* TASK DIRECTIONS
From the first line of the listing below, retype each line up to and including the one with "bottom_yticks = [-40, -20, 0, 20, 40]"; pictures stay out.

== DATA SECTION

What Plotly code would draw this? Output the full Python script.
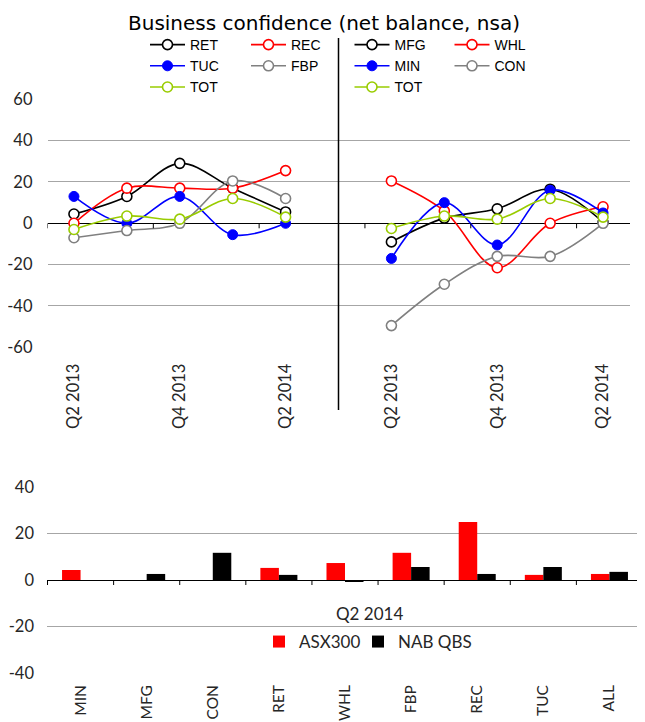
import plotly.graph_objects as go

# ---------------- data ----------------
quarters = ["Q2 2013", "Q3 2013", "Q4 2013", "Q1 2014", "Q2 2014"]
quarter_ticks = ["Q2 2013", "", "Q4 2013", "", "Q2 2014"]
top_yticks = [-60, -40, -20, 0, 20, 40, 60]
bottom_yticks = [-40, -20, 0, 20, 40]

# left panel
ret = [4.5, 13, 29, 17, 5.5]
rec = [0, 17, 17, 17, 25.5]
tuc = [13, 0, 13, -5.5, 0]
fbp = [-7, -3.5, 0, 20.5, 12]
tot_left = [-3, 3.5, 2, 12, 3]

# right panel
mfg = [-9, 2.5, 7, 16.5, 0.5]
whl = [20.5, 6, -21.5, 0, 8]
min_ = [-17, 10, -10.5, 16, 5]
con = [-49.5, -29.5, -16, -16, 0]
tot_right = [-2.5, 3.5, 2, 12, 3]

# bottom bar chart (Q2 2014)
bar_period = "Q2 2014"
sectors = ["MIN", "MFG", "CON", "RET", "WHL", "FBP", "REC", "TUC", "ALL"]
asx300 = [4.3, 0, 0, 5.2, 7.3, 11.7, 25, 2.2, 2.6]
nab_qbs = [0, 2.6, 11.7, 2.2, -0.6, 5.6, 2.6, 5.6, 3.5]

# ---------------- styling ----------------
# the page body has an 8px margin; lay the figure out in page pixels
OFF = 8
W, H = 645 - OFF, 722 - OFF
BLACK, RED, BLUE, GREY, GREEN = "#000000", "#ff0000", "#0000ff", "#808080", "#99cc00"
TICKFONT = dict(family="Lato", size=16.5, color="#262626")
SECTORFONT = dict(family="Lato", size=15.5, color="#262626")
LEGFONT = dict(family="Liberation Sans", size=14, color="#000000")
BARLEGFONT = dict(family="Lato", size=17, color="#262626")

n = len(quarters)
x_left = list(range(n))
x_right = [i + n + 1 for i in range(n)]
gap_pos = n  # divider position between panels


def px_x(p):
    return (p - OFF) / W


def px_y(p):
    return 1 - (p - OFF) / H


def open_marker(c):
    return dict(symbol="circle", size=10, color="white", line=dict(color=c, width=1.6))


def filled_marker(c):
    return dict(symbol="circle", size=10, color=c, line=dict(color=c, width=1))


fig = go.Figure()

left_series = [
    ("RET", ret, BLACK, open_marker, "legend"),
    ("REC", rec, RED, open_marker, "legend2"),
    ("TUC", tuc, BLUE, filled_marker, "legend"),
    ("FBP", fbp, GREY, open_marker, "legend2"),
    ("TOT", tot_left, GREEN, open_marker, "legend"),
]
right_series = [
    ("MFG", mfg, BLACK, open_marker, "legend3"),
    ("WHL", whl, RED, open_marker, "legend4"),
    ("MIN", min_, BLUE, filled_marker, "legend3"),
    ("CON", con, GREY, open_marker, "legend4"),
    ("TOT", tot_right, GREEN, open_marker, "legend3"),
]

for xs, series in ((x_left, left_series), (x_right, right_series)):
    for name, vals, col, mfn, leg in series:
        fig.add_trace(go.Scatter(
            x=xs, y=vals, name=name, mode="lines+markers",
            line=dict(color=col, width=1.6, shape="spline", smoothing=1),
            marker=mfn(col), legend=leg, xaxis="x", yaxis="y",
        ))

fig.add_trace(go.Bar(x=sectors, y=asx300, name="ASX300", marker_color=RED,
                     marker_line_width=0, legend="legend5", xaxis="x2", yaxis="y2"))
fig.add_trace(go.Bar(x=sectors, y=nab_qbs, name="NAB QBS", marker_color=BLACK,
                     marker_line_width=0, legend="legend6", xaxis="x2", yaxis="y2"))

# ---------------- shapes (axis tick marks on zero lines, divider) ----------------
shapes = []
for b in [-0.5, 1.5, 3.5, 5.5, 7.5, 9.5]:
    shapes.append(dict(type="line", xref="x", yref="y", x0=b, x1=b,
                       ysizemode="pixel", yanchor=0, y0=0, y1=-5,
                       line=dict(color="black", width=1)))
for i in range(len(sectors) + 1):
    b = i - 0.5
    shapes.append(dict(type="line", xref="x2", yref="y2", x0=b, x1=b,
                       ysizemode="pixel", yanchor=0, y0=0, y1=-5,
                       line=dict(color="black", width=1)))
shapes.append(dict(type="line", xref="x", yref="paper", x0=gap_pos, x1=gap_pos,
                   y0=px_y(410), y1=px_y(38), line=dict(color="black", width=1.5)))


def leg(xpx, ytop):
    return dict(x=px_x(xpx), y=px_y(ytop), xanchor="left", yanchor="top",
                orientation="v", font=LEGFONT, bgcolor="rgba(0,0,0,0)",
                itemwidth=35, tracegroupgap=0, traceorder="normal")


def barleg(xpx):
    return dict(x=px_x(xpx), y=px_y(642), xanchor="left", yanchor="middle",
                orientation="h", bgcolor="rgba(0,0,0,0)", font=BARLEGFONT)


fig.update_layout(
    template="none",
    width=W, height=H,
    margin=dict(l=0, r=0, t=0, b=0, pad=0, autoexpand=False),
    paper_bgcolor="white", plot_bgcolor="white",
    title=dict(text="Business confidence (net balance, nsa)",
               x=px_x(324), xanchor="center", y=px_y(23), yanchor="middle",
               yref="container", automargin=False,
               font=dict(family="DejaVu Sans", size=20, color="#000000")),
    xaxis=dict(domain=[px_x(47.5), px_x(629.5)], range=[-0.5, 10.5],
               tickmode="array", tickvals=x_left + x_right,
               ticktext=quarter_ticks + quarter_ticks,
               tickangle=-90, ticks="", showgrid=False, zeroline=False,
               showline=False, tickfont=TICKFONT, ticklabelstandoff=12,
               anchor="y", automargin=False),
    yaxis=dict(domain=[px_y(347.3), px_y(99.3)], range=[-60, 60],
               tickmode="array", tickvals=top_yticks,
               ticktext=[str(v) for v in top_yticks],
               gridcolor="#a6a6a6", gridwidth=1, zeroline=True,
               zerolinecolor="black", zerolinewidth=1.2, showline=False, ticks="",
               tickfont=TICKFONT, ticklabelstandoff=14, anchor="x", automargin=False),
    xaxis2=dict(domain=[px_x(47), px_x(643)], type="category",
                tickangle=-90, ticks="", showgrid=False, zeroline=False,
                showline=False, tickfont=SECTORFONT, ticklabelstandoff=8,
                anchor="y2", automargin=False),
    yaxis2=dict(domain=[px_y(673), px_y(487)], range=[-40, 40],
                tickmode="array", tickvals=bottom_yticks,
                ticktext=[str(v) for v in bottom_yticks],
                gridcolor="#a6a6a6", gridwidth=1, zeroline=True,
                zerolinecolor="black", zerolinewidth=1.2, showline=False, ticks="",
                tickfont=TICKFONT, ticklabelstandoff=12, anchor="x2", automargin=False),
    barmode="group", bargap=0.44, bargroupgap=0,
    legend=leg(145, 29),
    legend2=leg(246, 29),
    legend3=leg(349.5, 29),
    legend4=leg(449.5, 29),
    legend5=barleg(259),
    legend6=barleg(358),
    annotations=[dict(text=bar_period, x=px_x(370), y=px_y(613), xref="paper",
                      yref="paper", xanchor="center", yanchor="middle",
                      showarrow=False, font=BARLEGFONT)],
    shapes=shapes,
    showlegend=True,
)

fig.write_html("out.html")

====

* SOLUTION TO THIS TASK
What Plotly code would draw this? Output the full Python script.
import plotly.graph_objects as go

# ---------------- data ----------------
quarters = ["Q2 2013", "Q3 2013", "Q4 2013", "Q1 2014", "Q2 2014"]
quarter_ticks = ["Q2 2013", "", "Q4 2013", "", "Q2 2014"]
top_yticks = [-60, -40, -20, 0, 20, 40, 60]
bottom_yticks = [-40, -20, 0, 20, 40]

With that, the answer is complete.